◆ **Written problem**
Give back the lines exactly, from the first one to the line with "(6,7) -- (1091,7);", both ends included.
----
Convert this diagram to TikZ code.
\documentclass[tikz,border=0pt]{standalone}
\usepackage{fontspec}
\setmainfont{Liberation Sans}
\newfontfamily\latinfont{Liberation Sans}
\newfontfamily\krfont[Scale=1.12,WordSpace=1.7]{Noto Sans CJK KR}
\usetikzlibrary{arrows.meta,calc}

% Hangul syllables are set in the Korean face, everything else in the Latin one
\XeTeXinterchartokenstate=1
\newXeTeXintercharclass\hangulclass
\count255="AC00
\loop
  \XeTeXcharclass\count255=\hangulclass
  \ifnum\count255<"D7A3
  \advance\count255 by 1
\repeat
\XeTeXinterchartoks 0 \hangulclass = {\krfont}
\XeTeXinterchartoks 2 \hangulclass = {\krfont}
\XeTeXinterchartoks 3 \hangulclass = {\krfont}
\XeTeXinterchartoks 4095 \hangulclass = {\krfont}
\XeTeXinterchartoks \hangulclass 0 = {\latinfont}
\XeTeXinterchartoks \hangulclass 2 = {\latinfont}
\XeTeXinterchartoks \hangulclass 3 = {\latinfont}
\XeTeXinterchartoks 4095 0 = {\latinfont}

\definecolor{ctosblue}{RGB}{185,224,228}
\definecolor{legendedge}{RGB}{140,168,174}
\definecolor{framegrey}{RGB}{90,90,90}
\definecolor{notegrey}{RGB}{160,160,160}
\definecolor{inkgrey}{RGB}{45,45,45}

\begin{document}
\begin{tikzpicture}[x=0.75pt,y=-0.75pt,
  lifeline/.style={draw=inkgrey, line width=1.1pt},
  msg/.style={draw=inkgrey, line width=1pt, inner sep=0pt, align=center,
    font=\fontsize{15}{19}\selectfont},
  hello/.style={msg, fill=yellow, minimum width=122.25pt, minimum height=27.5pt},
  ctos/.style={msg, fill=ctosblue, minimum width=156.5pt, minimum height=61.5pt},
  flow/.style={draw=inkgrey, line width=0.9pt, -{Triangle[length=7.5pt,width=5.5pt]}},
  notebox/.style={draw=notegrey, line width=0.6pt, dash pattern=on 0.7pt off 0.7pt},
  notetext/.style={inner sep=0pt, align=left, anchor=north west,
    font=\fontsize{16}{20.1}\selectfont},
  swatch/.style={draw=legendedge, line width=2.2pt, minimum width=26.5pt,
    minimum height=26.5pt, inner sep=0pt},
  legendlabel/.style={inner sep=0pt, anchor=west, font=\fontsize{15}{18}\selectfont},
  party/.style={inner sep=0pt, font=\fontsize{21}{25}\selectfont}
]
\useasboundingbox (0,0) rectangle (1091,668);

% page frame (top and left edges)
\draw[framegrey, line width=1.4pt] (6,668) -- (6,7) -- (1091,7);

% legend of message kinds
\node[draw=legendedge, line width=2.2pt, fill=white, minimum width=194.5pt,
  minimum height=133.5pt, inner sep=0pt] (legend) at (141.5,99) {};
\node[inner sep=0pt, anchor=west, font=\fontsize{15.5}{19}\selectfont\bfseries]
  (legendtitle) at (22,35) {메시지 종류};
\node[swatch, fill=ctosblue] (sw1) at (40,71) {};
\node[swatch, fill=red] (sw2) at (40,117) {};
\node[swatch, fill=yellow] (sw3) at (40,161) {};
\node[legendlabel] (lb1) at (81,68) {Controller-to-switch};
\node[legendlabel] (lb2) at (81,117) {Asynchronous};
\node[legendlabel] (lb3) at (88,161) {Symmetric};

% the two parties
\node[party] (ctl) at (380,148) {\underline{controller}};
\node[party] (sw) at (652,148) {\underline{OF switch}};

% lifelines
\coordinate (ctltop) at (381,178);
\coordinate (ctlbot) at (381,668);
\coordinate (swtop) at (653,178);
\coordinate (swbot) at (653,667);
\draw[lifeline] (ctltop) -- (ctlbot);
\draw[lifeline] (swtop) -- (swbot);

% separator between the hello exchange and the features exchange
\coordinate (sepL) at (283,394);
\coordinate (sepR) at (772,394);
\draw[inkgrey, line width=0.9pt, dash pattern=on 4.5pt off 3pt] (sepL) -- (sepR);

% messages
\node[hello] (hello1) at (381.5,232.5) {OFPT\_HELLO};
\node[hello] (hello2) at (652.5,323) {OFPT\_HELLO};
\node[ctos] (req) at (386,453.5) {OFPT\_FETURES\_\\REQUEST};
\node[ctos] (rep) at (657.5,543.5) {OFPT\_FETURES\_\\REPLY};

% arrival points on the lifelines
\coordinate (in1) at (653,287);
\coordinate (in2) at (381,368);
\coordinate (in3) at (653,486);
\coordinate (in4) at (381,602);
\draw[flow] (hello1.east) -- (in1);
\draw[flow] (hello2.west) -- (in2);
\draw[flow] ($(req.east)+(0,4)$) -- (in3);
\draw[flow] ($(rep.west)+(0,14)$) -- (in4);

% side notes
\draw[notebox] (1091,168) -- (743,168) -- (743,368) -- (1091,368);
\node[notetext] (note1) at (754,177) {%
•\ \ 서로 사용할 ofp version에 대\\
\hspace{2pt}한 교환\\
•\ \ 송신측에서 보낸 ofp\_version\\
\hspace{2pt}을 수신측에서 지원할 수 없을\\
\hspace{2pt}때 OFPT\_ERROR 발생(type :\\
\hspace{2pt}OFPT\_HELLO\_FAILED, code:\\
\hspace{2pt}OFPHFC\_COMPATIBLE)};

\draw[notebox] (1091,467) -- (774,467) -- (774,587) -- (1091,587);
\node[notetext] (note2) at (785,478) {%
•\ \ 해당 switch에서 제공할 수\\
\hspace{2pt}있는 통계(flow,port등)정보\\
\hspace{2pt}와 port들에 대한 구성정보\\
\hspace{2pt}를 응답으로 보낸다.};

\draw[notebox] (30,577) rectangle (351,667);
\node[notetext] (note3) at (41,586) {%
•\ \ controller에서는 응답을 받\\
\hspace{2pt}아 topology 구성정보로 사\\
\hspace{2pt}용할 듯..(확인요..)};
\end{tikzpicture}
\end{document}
----
◆ **Final answer**
Convert this diagram to TikZ code.
\documentclass[tikz,border=0pt]{standalone}
\usepackage{fontspec}
\setmainfont{Liberation Sans}
\newfontfamily\latinfont{Liberation Sans}
\newfontfamily\krfont[Scale=1.12,WordSpace=1.7]{Noto Sans CJK KR}
\usetikzlibrary{arrows.meta,calc}

% Hangul syllables are set in the Korean face, everything else in the Latin one
\XeTeXinterchartokenstate=1
\newXeTeXintercharclass\hangulclass
\count255="AC00
\loop
  \XeTeXcharclass\count255=\hangulclass
  \ifnum\count255<"D7A3
  \advance\count255 by 1
\repeat
\XeTeXinterchartoks 0 \hangulclass = {\krfont}
\XeTeXinterchartoks 2 \hangulclass = {\krfont}
\XeTeXinterchartoks 3 \hangulclass = {\krfont}
\XeTeXinterchartoks 4095 \hangulclass = {\krfont}
\XeTeXinterchartoks \hangulclass 0 = {\latinfont}
\XeTeXinterchartoks \hangulclass 2 = {\latinfont}
\XeTeXinterchartoks \hangulclass 3 = {\latinfont}
\XeTeXinterchartoks 4095 0 = {\latinfont}

\definecolor{ctosblue}{RGB}{185,224,228}
\definecolor{legendedge}{RGB}{140,168,174}
\definecolor{framegrey}{RGB}{90,90,90}
\definecolor{notegrey}{RGB}{160,160,160}
\definecolor{inkgrey}{RGB}{45,45,45}

\begin{document}
\begin{tikzpicture}[x=0.75pt,y=-0.75pt,
  lifeline/.style={draw=inkgrey, line width=1.1pt},
  msg/.style={draw=inkgrey, line width=1pt, inner sep=0pt, align=center,
    font=\fontsize{15}{19}\selectfont},
  hello/.style={msg, fill=yellow, minimum width=122.25pt, minimum height=27.5pt},
  ctos/.style={msg, fill=ctosblue, minimum width=156.5pt, minimum height=61.5pt},
  flow/.style={draw=inkgrey, line width=0.9pt, -{Triangle[length=7.5pt,width=5.5pt]}},
  notebox/.style={draw=notegrey, line width=0.6pt, dash pattern=on 0.7pt off 0.7pt},
  notetext/.style={inner sep=0pt, align=left, anchor=north west,
    font=\fontsize{16}{20.1}\selectfont},
  swatch/.style={draw=legendedge, line width=2.2pt, minimum width=26.5pt,
    minimum height=26.5pt, inner sep=0pt},
  legendlabel/.style={inner sep=0pt, anchor=west, font=\fontsize{15}{18}\selectfont},
  party/.style={inner sep=0pt, font=\fontsize{21}{25}\selectfont}
]
\useasboundingbox (0,0) rectangle (1091,668);

% page frame (top and left edges)
\draw[framegrey, line width=1.4pt] (6,668) -- (6,7) -- (1091,7);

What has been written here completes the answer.